C'est là que les versions divergent, puisque le président annonce qu'il se bat "pour que l'Eurogroupe amende ses décisions dans les prochaines heures pour limiter l'impact sur les petits déposants". Or, dans un communiqué (en anglais) publié lundi, l'Eurogroupe dit "continuer de penser qu'il faudrait traiter les petits épargnants différemment", sous-entendant que cette position a toujours été la sienne.

Acte 3 : tollé à Chypre

A Nicosie, plusieurs centaines de manifestants se rassemblent devant le Parlement lundi après-midi, clamant "Non à l'euro" ou encore "Nous ne serons pas vos cobayes". Le Parlement chypriote reporte son vote sur le plan de sauvetage à mardi.

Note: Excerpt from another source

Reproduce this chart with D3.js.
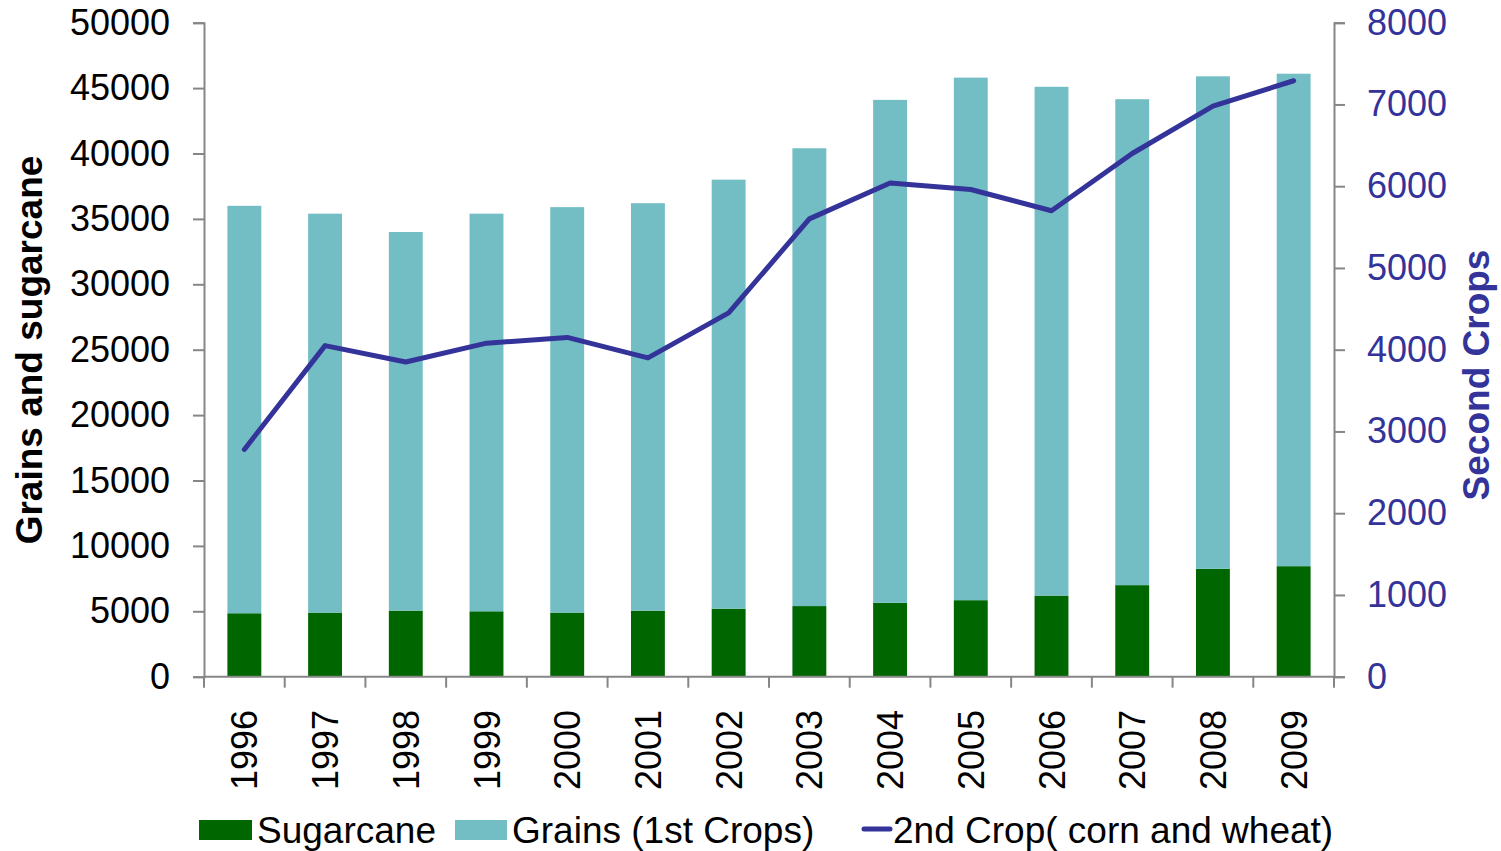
<!DOCTYPE html>
<html>
<head>
<meta charset="utf-8">
<script src="https://cdn.jsdelivr.net/npm/d3@7"></script>
<style>
  html, body { margin: 0; padding: 0; background: #fff; }
  svg { display: block; font-family: "Liberation Sans", Arial, sans-serif; }
  .axis path, .axis line { stroke: #868686; stroke-width: 2; }
</style>
</head>
<body>
<div id="chart"></div>
<script>
/* Grains, sugarcane and second crops - combo chart */

// ============================================
// Data
// ============================================

const years = ['1996', '1997', '1998', '1999', '2000', '2001', '2002',
               '2003', '2004', '2005', '2006', '2007', '2008', '2009'];

const sugarcane = [4850, 4900, 5050, 5000, 4900, 5050, 5200,
                   5400, 5650, 5850, 6200, 7000, 8250, 8450];

const grains = [31150, 30500, 28950, 30400, 31000, 31150, 32800,
                35000, 38450, 39950, 38900, 37150, 37650, 37650];

const secondCrop = [2780, 4050, 3850, 4080, 4150, 3900, 4450,
                    5600, 6040, 5960, 5700, 6400, 6980, 7290];

const leftTicks = [0, 5000, 10000, 15000, 20000, 25000, 30000, 35000, 40000, 45000, 50000];
const rightTicks = [0, 1000, 2000, 3000, 4000, 5000, 6000, 7000, 8000];

const colors = {
  sugarcane: '#006600',
  grains: '#73BEC4',
  line: '#333399',
  axis: '#868686',
  text: '#000000'
};

// ============================================
// Setup
// ============================================

const width = 1501, height = 851;
const plot = { left: 204, right: 1334, top: 22.7, bottom: 676.7 };

const svg = d3.select('#chart')
  .append('svg')
  .attr('width', width)
  .attr('height', height);

const x = d3.scaleBand()
  .domain(years)
  .range([plot.left, plot.right])
  .paddingInner(0.58)
  .paddingOuter(0.29);

const yLeft = d3.scaleLinear().domain([0, 50000]).range([plot.bottom, plot.top]);
const yRight = d3.scaleLinear().domain([0, 8000]).range([plot.bottom, plot.top]);

const rows = years.map((year, i) => ({ year, sugarcane: sugarcane[i], grains: grains[i] }));
const stacked = d3.stack().keys(['sugarcane', 'grains'])(rows);

// ============================================
// Bars
// ============================================

svg.append('g')
  .selectAll('g')
  .data(stacked)
  .join('g')
  .attr('fill', d => colors[d.key])
  .selectAll('rect')
  .data(d => d)
  .join('rect')
  .attr('x', d => x(d.data.year))
  .attr('width', x.bandwidth())
  .attr('y', d => yLeft(d[1]))
  .attr('height', d => yLeft(d[0]) - yLeft(d[1]));

// ============================================
// Axes
// ============================================

const leftAxis = svg.append('g')
  .attr('class', 'axis')
  .attr('transform', `translate(${plot.left},0)`)
  .call(d3.axisLeft(yLeft).tickValues(leftTicks).tickSize(11).tickPadding(23).tickFormat(d3.format('d')));

leftAxis.selectAll('text')
  .attr('fill', colors.text)
  .style('font-size', '36px');

const rightAxis = svg.append('g')
  .attr('class', 'axis')
  .attr('transform', `translate(${plot.right},0)`)
  .call(d3.axisRight(yRight).tickValues(rightTicks).tickSize(11).tickPadding(22).tickFormat(d3.format('d')));

rightAxis.selectAll('text')
  .attr('fill', colors.line)
  .style('font-size', '36px');

// x axis: ticks sit on category boundaries
const gap = (x.step() - x.bandwidth()) / 2;
const boundaries = years.map(y => x(y) - gap).concat([x(years[years.length - 1]) + x.bandwidth() + gap]);

const xAxis = svg.append('g').attr('class', 'axis');

xAxis.append('line')
  .attr('x1', plot.left).attr('x2', plot.right)
  .attr('y1', plot.bottom).attr('y2', plot.bottom);

xAxis.selectAll('.xtick')
  .data(boundaries)
  .join('line')
  .attr('class', 'xtick')
  .attr('x1', d => d).attr('x2', d => d)
  .attr('y1', plot.bottom).attr('y2', plot.bottom + 11);

svg.append('g')
  .selectAll('text')
  .data(years)
  .join('text')
  .attr('transform', d => `translate(${x(d) + x.bandwidth() / 2 + 13},710) rotate(-90)`)
  .attr('text-anchor', 'end')
  .attr('fill', colors.text)
  .style('font-size', '36px')
  .text(d => d);

// ============================================
// Line (right axis)
// ============================================

const line = d3.line()
  .x((d, i) => x(years[i]) + x.bandwidth() / 2)
  .y(d => yRight(d));

svg.append('path')
  .datum(secondCrop)
  .attr('fill', 'none')
  .attr('stroke', colors.line)
  .attr('stroke-width', 5)
  .attr('stroke-linejoin', 'round')
  .attr('stroke-linecap', 'round')
  .attr('d', line);

// ============================================
// Axis titles
// ============================================

svg.append('text')
  .attr('transform', 'translate(42,350) rotate(-90)')
  .attr('text-anchor', 'middle')
  .attr('fill', colors.text)
  .style('font-size', '37px')
  .style('font-weight', 'bold')
  .text('Grains and sugarcane');

svg.append('text')
  .attr('transform', 'translate(1489,375) rotate(-90)')
  .attr('text-anchor', 'middle')
  .attr('fill', colors.line)
  .style('font-size', '37px')
  .style('font-weight', 'bold')
  .text('Second Crops');

// ============================================
// Legend
// ============================================

const legend = svg.append('g').style('font-size', '37px');

legend.append('rect')
  .attr('x', 199).attr('y', 820).attr('width', 53).attr('height', 20)
  .attr('fill', colors.sugarcane);
legend.append('text')
  .attr('x', 257).attr('y', 843).attr('fill', colors.text)
  .text('Sugarcane');

legend.append('rect')
  .attr('x', 455).attr('y', 820).attr('width', 52).attr('height', 20)
  .attr('fill', colors.grains);
legend.append('text')
  .attr('x', 512).attr('y', 843).attr('fill', colors.text)
  .text('Grains (1st Crops)');

legend.append('line')
  .attr('x1', 864).attr('x2', 890).attr('y1', 829).attr('y2', 829)
  .attr('stroke', colors.line).attr('stroke-width', 5).attr('stroke-linecap', 'round');
legend.append('text')
  .attr('x', 893).attr('y', 843).attr('fill', colors.text)
  .text('2nd Crop( corn and wheat)');
</script>
</body>
</html>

La réouverture des banques est repoussée à jeudi, de crainte de voir les Chypriotes se ruer aux guichets pour retirer leurs économies. 

Acte 4 : nouvelle réunion d'urgence, la taxe assouplie

Dans la soirée, les ministres des Finances de la zone euro se concertent. Ils estiment que les épargnants doivent être traités différemment selon l'importance de leurs économies. En clair, la taxe ne doit concerner que les dépôts supérieurs à 100 000 euros.

"Les autorités chypriotes vont introduire plus de progressivité en ce qui concerne la taxe exceptionnelle sur les dépôts bancaires par rapport à ce qui a été décidé le 16 mars, à condition que (...) cela ne modifie pas le montant total de l'aide financière" des Européens et du FMI, indique l'Eurogroupe dans un communiqué (en anglais).

Seul impératif, la nouvelle taxe doit rapporter 5,8 milliards d'euros. Et puisque les dépôts inférieurs à 100 000 euros sont épargnés, le montant de la taxe passe donc à 15,6% au lieu des 9,9% prévus.

Acte 5 : le Parlement chypriote doit trancher

La balle est maintenant dans le camp du Parlement chypriote, qui doit débattre de la taxe et la voter, mardi. Mais le président Nicos Anastasiades n'y dispose que de 28 voix sur 56. Autant dire que les discussions risquent d'être agitées. Le porte-parole du gouvernement chypriote a affirmé mardi que le Parlement "n'approuverait semble-t-il pas la taxe sur les dépôts bancaires". Et qu'il faudrait réfléchir à "une nouvelle formule".

En attendant, le gouverneur de la Banque centrale, Panicos Demetriades, a estimé que le projet de loi amendé ne permettrait pas de lever les 5,8 milliards d'euros exigés.

Selon l'agence Reuters, qui a pu consulter le projet présenté par le gouvernement, le texte ne prévoit qu'une légère modulation. Il introduit une exonération pour les dépôts jusqu'à 20 000 euros et maintient les précédents taux :  6,75% pour les comptes compris entre 20 000 et 100 000 euros, et 9,9% au-delà.